***** DATA SEGMENT
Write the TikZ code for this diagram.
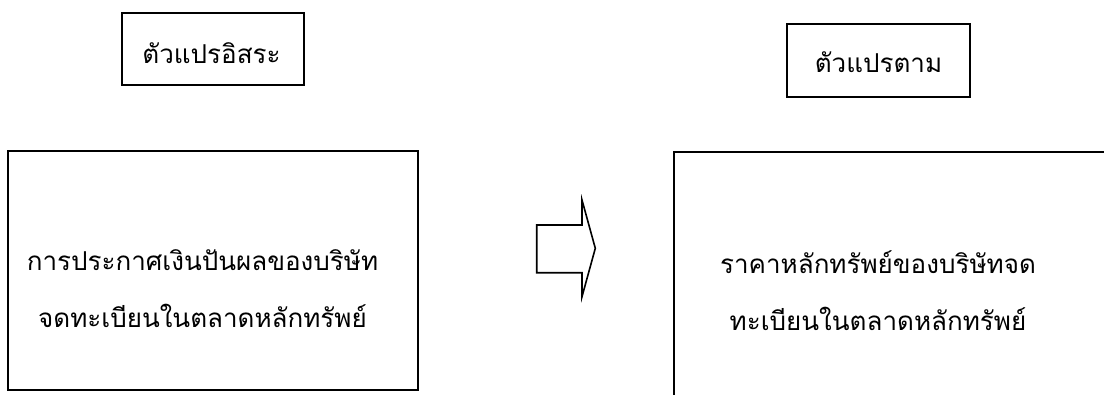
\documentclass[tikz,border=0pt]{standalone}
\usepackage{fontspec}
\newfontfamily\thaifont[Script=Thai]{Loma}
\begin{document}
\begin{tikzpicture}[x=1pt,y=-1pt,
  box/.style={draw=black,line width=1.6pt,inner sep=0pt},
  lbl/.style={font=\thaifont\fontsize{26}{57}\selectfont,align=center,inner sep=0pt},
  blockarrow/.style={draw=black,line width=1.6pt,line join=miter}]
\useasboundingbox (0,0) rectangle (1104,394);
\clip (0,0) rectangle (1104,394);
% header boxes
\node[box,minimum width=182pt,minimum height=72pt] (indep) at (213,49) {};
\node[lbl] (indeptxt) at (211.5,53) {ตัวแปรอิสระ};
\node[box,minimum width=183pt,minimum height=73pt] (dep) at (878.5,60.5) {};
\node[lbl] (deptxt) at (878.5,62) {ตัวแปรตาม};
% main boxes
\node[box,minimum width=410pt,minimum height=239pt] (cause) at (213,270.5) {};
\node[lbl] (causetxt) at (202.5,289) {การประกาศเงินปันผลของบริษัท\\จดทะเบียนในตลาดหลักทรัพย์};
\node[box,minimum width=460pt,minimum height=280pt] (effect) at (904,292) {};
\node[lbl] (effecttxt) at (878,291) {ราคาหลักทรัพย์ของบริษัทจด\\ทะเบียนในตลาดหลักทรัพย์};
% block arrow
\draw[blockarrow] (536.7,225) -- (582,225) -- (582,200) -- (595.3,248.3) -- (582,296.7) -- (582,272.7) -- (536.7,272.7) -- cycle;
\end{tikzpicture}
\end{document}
**********
Output an exact copy of the material, with the pictures removed.

■ PROBLEM SOLUTION
Write the TikZ code for this diagram.
\documentclass[tikz,border=0pt]{standalone}
\usepackage{fontspec}
\newfontfamily\thaifont[Script=Thai]{Loma}
\begin{document}
\begin{tikzpicture}[x=1pt,y=-1pt,
  box/.style={draw=black,line width=1.6pt,inner sep=0pt},
  lbl/.style={font=\thaifont\fontsize{26}{57}\selectfont,align=center,inner sep=0pt},
  blockarrow/.style={draw=black,line width=1.6pt,line join=miter}]
\useasboundingbox (0,0) rectangle (1104,394);
\clip (0,0) rectangle (1104,394);
% header boxes
\node[box,minimum width=182pt,minimum height=72pt] (indep) at (213,49) {};
\node[lbl] (indeptxt) at (211.5,53) {ตัวแปรอิสระ};
\node[box,minimum width=183pt,minimum height=73pt] (dep) at (878.5,60.5) {};
\node[lbl] (deptxt) at (878.5,62) {ตัวแปรตาม};
% main boxes
\node[box,minimum width=410pt,minimum height=239pt] (cause) at (213,270.5) {};
\node[lbl] (causetxt) at (202.5,289) {การประกาศเงินปันผลของบริษัท\\จดทะเบียนในตลาดหลักทรัพย์};
\node[box,minimum width=460pt,minimum height=280pt] (effect) at (904,292) {};
\node[lbl] (effecttxt) at (878,291) {ราคาหลักทรัพย์ของบริษัทจด\\ทะเบียนในตลาดหลักทรัพย์};
% block arrow
\draw[blockarrow] (536.7,225) -- (582,225) -- (582,200) -- (595.3,248.3) -- (582,296.7) -- (582,272.7) -- (536.7,272.7) -- cycle;
\end{tikzpicture}
\end{document}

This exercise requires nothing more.